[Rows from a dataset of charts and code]
::::::::::

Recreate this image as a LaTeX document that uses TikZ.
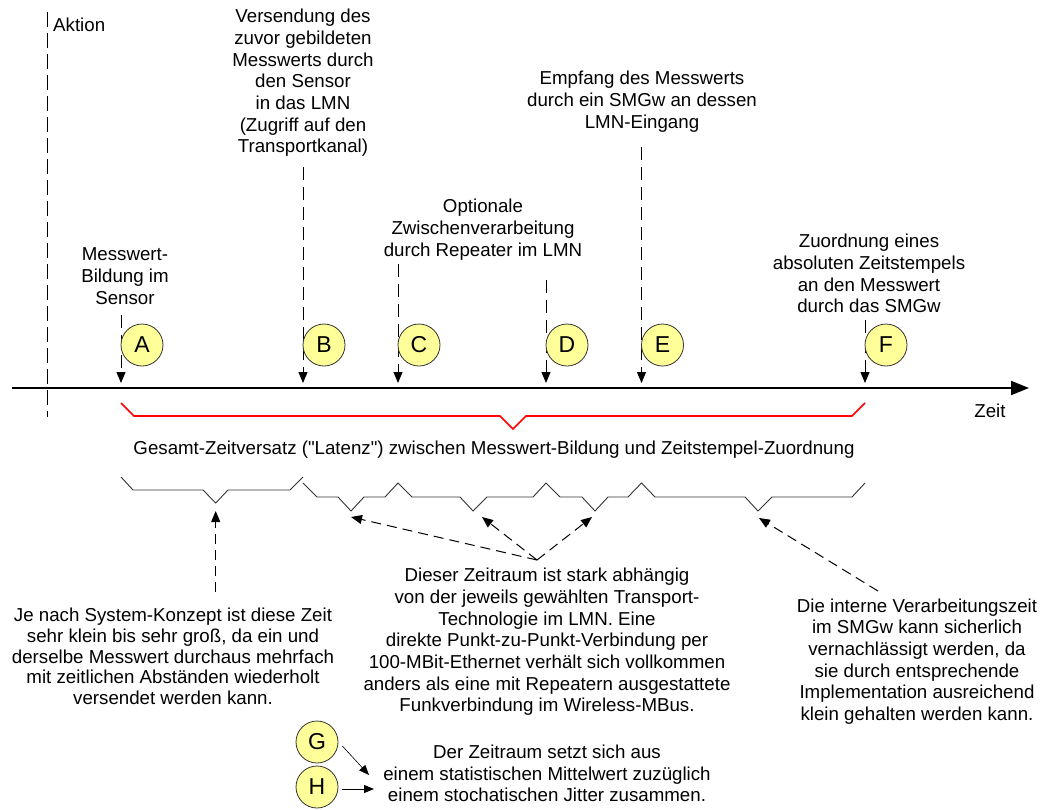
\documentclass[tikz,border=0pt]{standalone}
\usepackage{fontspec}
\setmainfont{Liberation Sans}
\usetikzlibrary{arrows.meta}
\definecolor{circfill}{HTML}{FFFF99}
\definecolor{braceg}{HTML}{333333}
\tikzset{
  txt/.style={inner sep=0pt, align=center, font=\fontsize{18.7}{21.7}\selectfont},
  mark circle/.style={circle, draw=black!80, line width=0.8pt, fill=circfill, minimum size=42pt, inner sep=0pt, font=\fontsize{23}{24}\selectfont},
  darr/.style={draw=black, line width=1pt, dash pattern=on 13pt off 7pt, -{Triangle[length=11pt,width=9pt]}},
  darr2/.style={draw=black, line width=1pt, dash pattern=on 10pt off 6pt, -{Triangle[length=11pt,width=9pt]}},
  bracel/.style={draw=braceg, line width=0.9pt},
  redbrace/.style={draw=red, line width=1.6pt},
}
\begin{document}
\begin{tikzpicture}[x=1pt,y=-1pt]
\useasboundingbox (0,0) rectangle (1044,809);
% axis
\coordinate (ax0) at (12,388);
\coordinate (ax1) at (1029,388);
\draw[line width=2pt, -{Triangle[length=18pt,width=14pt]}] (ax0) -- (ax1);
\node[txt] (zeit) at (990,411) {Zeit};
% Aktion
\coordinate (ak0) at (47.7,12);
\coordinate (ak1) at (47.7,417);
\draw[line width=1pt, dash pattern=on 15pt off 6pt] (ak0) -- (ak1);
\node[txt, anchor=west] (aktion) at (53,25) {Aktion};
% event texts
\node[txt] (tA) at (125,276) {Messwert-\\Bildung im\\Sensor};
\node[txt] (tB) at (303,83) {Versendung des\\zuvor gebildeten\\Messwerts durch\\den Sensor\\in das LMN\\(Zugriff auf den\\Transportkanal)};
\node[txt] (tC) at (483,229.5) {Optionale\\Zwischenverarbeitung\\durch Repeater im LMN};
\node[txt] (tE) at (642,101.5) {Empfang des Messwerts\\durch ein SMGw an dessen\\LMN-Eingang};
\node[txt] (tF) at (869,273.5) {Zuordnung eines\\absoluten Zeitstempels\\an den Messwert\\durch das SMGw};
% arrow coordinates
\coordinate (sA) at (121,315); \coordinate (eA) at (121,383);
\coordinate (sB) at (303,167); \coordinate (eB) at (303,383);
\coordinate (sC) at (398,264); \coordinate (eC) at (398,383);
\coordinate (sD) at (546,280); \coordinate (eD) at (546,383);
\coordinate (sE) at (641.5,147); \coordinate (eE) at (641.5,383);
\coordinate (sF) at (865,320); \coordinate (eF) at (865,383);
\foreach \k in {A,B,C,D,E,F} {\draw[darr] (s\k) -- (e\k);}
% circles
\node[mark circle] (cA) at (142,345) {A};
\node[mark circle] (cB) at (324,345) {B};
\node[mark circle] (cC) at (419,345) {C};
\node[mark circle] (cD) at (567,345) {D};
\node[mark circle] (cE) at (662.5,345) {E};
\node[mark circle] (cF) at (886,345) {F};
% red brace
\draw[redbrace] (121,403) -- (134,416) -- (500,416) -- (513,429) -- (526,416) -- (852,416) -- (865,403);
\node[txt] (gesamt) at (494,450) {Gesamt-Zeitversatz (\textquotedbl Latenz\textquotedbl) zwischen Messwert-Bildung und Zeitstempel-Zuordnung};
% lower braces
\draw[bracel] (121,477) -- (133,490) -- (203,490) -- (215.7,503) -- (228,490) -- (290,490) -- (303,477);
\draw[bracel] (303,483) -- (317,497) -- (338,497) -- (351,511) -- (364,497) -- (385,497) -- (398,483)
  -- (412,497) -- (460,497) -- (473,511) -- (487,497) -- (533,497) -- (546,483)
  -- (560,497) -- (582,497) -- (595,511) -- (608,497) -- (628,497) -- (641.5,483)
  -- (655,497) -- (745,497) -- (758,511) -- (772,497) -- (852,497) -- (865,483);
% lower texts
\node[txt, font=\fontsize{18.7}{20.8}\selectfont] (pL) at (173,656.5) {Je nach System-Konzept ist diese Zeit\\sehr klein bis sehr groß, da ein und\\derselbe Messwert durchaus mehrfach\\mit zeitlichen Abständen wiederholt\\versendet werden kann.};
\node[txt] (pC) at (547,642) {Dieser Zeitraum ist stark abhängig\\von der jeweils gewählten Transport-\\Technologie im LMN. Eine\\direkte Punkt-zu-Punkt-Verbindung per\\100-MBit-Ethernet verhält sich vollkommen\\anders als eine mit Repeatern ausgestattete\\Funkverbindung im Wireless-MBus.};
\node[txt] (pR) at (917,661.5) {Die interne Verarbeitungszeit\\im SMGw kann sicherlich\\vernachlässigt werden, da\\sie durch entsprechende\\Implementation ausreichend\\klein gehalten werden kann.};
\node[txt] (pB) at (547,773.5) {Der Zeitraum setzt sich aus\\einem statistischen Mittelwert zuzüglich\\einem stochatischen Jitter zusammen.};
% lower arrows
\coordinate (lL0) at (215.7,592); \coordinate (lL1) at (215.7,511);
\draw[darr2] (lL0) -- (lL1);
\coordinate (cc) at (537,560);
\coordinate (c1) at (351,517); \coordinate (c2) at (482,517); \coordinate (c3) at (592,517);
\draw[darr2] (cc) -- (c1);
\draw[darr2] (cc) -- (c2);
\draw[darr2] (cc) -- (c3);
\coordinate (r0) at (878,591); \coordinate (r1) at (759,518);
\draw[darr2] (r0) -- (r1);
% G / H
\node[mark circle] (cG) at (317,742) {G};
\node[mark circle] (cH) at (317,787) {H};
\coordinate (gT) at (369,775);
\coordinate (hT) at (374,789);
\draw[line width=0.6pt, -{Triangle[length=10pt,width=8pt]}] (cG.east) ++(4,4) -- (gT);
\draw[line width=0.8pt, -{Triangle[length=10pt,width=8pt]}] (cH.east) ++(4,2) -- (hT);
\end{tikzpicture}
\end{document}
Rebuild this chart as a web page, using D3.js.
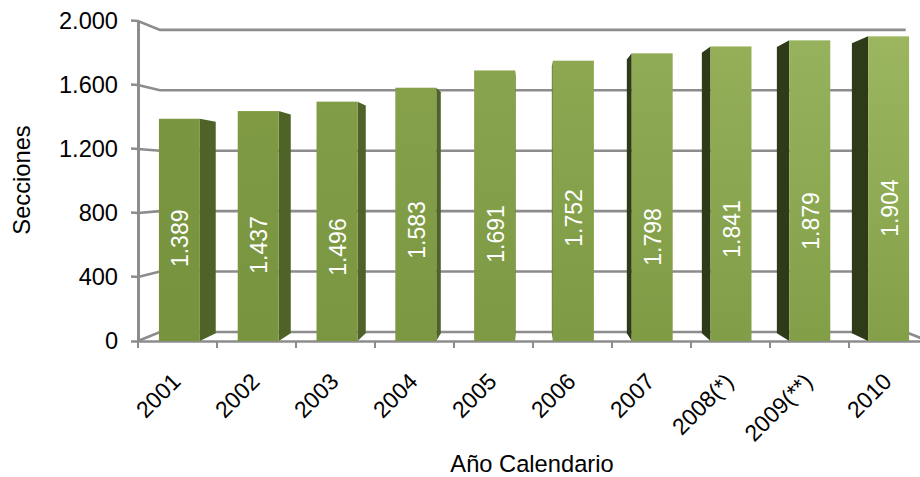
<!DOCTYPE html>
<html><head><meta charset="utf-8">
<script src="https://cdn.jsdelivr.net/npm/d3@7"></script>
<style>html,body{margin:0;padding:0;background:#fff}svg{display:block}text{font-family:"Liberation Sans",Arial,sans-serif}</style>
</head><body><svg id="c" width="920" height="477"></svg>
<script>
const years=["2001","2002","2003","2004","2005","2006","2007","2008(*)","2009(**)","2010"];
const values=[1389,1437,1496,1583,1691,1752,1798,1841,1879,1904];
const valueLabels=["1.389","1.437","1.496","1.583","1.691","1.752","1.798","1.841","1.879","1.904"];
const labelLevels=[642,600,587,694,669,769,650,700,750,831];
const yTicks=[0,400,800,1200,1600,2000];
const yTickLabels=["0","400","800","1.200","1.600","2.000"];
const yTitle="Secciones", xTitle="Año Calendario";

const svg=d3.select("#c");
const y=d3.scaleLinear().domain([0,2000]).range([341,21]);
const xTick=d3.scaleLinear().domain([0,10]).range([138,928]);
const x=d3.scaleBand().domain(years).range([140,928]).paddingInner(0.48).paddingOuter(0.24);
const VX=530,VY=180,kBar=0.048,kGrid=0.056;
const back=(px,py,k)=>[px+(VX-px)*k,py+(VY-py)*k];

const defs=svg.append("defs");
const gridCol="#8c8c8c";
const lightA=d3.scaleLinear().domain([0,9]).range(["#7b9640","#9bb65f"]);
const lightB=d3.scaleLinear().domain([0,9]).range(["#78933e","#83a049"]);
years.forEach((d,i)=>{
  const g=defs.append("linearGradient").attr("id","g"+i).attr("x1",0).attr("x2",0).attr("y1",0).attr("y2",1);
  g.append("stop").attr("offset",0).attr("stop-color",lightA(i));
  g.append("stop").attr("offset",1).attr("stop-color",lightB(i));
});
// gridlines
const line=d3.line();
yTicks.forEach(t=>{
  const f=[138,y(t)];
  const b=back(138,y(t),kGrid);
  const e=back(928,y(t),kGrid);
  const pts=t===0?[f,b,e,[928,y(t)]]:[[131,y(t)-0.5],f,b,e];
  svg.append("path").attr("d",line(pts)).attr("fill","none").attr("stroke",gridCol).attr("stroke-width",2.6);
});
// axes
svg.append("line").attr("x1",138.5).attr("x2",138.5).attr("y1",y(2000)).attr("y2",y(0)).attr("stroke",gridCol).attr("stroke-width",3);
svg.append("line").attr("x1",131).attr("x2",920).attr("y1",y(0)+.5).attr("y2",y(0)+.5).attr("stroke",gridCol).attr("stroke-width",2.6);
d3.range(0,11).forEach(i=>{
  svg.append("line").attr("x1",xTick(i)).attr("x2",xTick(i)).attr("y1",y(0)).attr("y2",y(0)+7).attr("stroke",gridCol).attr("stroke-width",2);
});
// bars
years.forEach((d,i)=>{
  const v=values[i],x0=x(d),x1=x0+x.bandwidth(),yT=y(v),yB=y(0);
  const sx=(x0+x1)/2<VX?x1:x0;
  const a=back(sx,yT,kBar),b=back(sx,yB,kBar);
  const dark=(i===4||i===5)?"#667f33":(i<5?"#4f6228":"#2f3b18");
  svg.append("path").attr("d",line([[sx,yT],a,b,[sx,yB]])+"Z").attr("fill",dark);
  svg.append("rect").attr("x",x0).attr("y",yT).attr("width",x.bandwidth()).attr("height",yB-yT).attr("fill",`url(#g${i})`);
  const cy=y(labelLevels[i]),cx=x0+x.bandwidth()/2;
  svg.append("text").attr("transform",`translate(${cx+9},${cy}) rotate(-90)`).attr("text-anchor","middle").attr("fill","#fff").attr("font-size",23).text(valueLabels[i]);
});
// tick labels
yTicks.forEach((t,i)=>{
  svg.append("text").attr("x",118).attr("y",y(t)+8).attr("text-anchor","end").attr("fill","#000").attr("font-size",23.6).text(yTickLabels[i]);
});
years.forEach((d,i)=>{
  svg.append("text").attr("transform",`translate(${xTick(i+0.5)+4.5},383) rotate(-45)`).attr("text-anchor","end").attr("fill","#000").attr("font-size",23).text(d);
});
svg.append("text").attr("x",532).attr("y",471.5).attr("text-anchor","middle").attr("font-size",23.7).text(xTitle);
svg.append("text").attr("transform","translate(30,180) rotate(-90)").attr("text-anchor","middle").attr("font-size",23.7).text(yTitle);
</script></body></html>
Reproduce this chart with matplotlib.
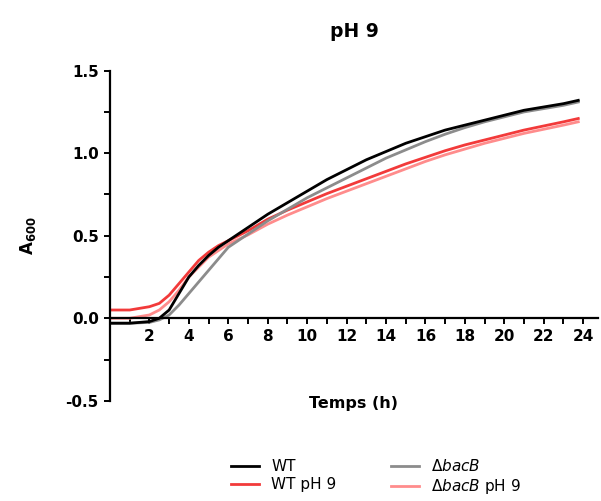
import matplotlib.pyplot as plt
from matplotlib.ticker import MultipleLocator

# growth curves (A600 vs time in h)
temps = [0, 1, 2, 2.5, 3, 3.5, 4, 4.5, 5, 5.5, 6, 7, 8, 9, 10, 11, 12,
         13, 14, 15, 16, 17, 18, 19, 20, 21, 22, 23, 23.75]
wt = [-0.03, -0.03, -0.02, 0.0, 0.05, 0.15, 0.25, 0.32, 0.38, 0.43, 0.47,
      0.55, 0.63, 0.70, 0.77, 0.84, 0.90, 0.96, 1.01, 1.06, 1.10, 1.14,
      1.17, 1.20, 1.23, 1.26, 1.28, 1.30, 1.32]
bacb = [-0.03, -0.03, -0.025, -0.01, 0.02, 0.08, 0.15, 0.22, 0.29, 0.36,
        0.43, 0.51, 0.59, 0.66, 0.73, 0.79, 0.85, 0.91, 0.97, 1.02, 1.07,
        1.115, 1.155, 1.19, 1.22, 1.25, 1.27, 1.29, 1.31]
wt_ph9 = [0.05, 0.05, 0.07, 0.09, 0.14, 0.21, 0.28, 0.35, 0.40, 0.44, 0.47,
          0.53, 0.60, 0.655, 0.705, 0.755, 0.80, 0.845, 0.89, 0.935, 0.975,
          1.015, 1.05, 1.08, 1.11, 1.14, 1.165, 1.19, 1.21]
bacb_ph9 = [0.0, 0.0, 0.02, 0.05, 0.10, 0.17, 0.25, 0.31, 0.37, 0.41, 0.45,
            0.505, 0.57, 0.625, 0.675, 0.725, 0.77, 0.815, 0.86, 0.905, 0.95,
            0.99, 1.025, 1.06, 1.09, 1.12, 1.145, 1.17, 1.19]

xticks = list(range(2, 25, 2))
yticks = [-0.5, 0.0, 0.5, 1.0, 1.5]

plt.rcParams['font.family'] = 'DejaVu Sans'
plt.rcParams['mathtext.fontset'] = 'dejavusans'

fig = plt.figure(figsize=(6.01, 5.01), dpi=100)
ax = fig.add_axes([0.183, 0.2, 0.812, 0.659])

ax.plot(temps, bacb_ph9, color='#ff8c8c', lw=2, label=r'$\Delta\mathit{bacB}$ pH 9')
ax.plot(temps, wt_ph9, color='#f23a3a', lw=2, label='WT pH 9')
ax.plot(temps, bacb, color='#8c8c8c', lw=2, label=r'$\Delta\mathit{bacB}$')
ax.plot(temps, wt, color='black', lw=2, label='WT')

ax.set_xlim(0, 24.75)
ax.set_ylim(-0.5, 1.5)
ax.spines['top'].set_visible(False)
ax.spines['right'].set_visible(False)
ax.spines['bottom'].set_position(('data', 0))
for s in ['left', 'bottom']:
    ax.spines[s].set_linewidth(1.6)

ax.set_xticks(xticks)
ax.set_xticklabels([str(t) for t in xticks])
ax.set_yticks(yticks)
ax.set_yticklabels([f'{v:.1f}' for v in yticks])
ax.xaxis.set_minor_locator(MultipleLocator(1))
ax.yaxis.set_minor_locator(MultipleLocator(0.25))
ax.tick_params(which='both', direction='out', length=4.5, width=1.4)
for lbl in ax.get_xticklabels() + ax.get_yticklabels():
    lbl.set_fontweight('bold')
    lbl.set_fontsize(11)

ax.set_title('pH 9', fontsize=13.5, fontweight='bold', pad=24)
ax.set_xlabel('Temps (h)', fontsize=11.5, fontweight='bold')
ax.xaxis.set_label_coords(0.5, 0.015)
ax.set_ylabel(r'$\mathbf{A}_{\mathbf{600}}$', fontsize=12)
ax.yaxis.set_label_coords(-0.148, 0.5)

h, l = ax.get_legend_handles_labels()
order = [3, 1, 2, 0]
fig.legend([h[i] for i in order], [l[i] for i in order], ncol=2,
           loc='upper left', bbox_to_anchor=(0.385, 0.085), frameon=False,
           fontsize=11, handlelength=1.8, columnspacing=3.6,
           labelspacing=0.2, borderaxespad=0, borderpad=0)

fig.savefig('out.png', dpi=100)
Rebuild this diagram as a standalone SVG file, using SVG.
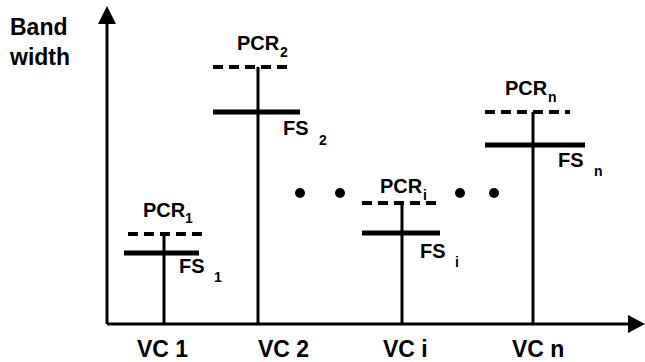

::::::::::

→ **What is expected**
Using the entries above, write out exactly the lines from the one with "Rebuild this chart" through the one with "const back=(px,py,k)=>[px+(VX-px)*k,py+(VY-py)*k];", ends included. Leave out any pictures.

→ **Solution to this problem**
Rebuild this chart as a web page, using D3.js.
<!DOCTYPE html>
<html><head><meta charset="utf-8">
<script src="https://cdn.jsdelivr.net/npm/d3@7"></script>
<style>html,body{margin:0;padding:0;background:#fff}svg{display:block}text{font-family:"Liberation Sans",Arial,sans-serif}</style>
</head><body><svg id="c" width="920" height="477"></svg>
<script>
const years=["2001","2002","2003","2004","2005","2006","2007","2008(*)","2009(**)","2010"];
const values=[1389,1437,1496,1583,1691,1752,1798,1841,1879,1904];
const valueLabels=["1.389","1.437","1.496","1.583","1.691","1.752","1.798","1.841","1.879","1.904"];
const labelLevels=[642,600,587,694,669,769,650,700,750,831];
const yTicks=[0,400,800,1200,1600,2000];
const yTickLabels=["0","400","800","1.200","1.600","2.000"];
const yTitle="Secciones", xTitle="Año Calendario";

const svg=d3.select("#c");
const y=d3.scaleLinear().domain([0,2000]).range([341,21]);
const xTick=d3.scaleLinear().domain([0,10]).range([138,928]);
const x=d3.scaleBand().domain(years).range([140,928]).paddingInner(0.48).paddingOuter(0.24);
const VX=530,VY=180,kBar=0.048,kGrid=0.056;
const back=(px,py,k)=>[px+(VX-px)*k,py+(VY-py)*k];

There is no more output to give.